* **ITEMS**:
-----

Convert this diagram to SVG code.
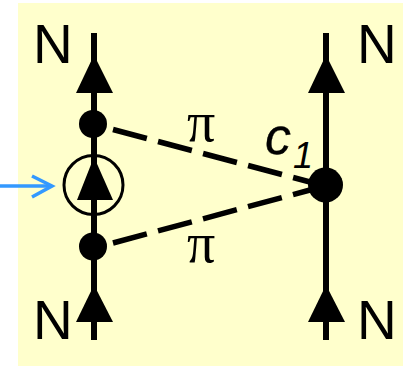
<svg xmlns="http://www.w3.org/2000/svg" width="403" height="366" viewBox="0 0 403 366">
<style>
.w{stroke:#000;stroke-width:6;fill:none}
.d{stroke:#000;stroke-width:5.5;fill:none;stroke-dasharray:35 11.6}
.n{font:55px "Liberation Sans",Arial,sans-serif;fill:#000}
.p{font:56px "Liberation Serif","Times New Roman",serif;fill:#000}
.b{stroke:#3399ff;stroke-width:3.5;fill:none}
</style>
<rect width="403" height="366" fill="#fff"/>
<rect id="panel" x="18" y="3" width="385" height="363" fill="#ffffcc"/>
<g id="connectors">
<path class="w" d="M94 33V340"/>
<path class="w" d="M326 33V340"/>
<path class="d" d="M113 129.500L310 182"/>
<path class="d" d="M113 243L310 190"/>
<path d="M94 55L113 93H76Z"/>
<path d="M94 157L113 200H77Z"/>
<path d="M94 285L113 322H76Z"/>
<path d="M326 55L345 93H308Z"/>
<path d="M326 285L345 322H308Z"/>
<path class="b" d="M0 186H51"/>
<path class="b" d="M32 176L52 186L32 197"/>
</g>
<g id="node-top"><circle cx="93" cy="124" r="14"/></g>
<g id="node-bottom"><circle cx="93" cy="246.500" r="14"/></g>
<g id="node-loop"><circle cx="93.500" cy="185" r="29.500" fill="none" stroke="#000" stroke-width="3"/></g>
<g id="node-c1"><circle cx="325.500" cy="185" r="17.500"/></g>
<g id="labels">
<text class="n" x="33" y="63">N</text>
<text class="n" x="33" y="339">N</text>
<text class="n" x="357" y="63">N</text>
<text class="n" x="357" y="339">N</text>
<text class="p" x="187" y="141">π</text>
<text class="p" x="187" y="262">π</text>
<text x="265" y="154" font-family="Liberation Sans" font-style="italic" font-size="52" stroke="#000" stroke-width="0.3">c</text>
<text x="293" y="168" font-family="Liberation Sans" font-style="italic" font-size="36">1</text>
</g>
</svg>
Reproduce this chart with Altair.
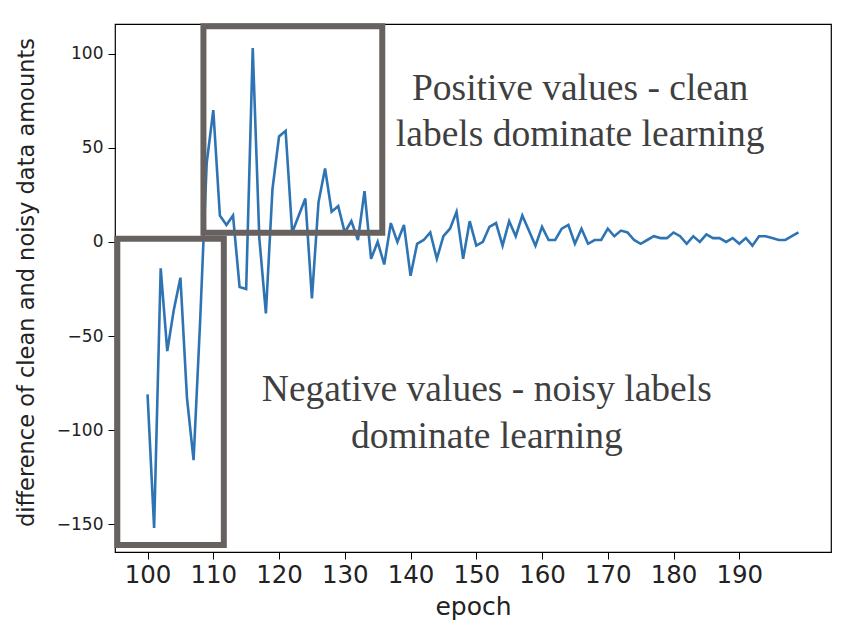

-----

* **REQUIREMENT**:
Select and copy each line from the data that includes the word "this".

* **SOLUTION**:
Convert this diagram to SVG code.
Reproduce this chart with Altair.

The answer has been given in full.